Look closely at Diane Thomson’s knitting and you’ll see that her pairs of mittens and gloves—the Latvian ones, the Norwegian ones, the ones based on African weaving—don’t always perfectly match.
“In the cuff area is where I do a lot of design work,” Thomson says. “So I’ll knit the first one up, get to the second one, and go, ‘What if I did this instead?’” Whatever that new inspiration is, a bit of added color or detail, “I do that.”
“I love to try different things,” she adds.
It shows. Thomson’s knitting is on exhibit through April in Ingebretsen’s classroom and community space. As a knitter she’s prolific, creative, skilled, and above all a free spirit.
“When I’m teaching students to knit, I like to let them know there are no knitting police,” she says. “If you get results that are pleasing to you, then you’ve done it right.”
Thomson teaches at Ingebretsen’s (she has a wristers class coming up May 15 and 22 that includes Latvian braid trim). Her exhibit includes 27 pairs of mittens and gloves, 4 sets of wristers, and 15 hats, just a portion of what she’s knit in the past four or five years. She also spins. She weaves—she’s just finishing a Navajo rug for a class she’s taking at the Textile Center of Minnesota. And, oh yeah, she has a full-time job. But working with yarn is what gives her a chance to stretch and explore.
Her first pair of Latvian mittens, like most of her knitting, comes with a story about what she learned.
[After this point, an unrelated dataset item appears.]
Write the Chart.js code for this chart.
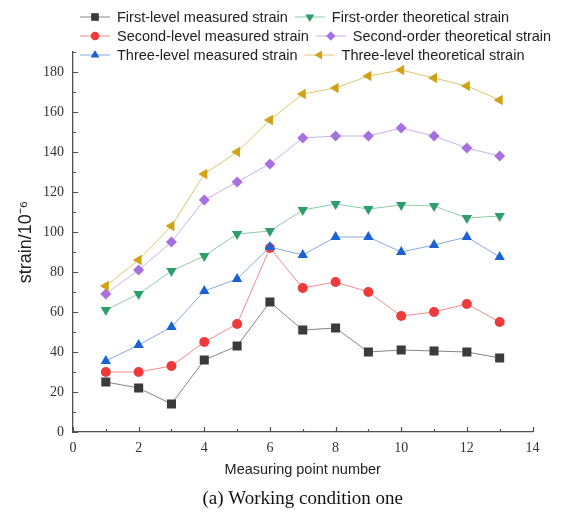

“Those are the mittens that took 10 years to do,” Thomson says. Lizbeth Upitis, who wrote Latvian Mittens, had come to the Twin Cities to teach a class. Thomson got home afterward, looked at the book and the yarn she’d bought, and felt completely lost. It all got put away and it stayed put away for a decade, until a weekend getaway on northern Minnesota’s Gunflint Trail five years ago.
Suddenly, “I sat down at my computer, charted out the full pattern, and knit those mittens that weekend,” Thomson says. “It was like my mind was finally at the right point that I could do them, and that just opened up the flood gate.”
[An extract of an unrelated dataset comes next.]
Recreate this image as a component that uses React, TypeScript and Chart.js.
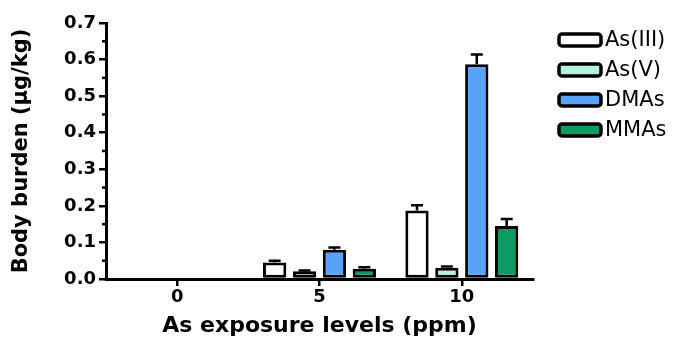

What changed? She’d been knitting Norwegian mittens, which made her comfortable with multicolored patterns and charts. But there are big differences between Norwegian mittens and Latvian ones.
“Norwegian mittens are much easier,” Thomson explains. “You’re working on a larger gauge, and you have a definite front pattern, you have a definite back pattern, and you have a gusseted thumb. With the Latvian mittens, the pattern has to go all the way around seamlessly. That’s the hardest part, is getting the pattern balanced so that you don’t have an awkward visual.”
It’s challenging because Latvian patterns give just a fragment of a chart, not a mitten’s worth of chart. It’s up to the knitter to project outward from that and figure out how to apply the pattern over the entire fabric of the mitten. That’s the real hurdle Thomson got over. Her solution was to use plain old Excel spreadsheet software—no specialized charting software—to copy and paste the provided chart until she found the best arrangement of it across her mitten.
She has more pointers if you want to try Latvian mittens. One is not to worry about being perfect, especially the first time out. She tells students who are new to Latvian knitting, “You’re probably going to knit three mittens before you get a pair.”
Rauma Finullgarn from Norway is her “go-to” for Latvian mittens because of the great range of colors. But she’s also used baby yarns, like Dale Baby Ull, and sometimes mixes yarns within a project. “I use whatever I have at hand,” she says. “I’m kind of an economic knitter.” Ingebretsen’s also has kits from Latvia with yarns produced there.
Besides Upitis’s book, she recommends Nancy Bush’s books as good resources for learning ethnic traditions, titles like Folk Socks and Folk Knitting in Estonia. That’s where Thomson’s curiosity might take her next, into Estonian tradition.
She joined a Latvian knitters group on Ravelry a few years ago, and loves the ways technology makes knitting a richer experience. (“You get these conversations that are international . . . it just opens up a whole world.”) Lately, the Latvian group members are talking about “an inlay technique that’s usually done in Estonian knitting, and it’s documented in Nancy Bush’s book . . . . They’re doing it, and it’s like, ‘Oh, I want to learn that.’”
Thomson’s knitting friends already know what she’ll say to them if she decides to try it—the same thing she always says when she shows them something new that she’s working on. “Is it hard?” they’ll ask. “No, it’s a lot of fun!”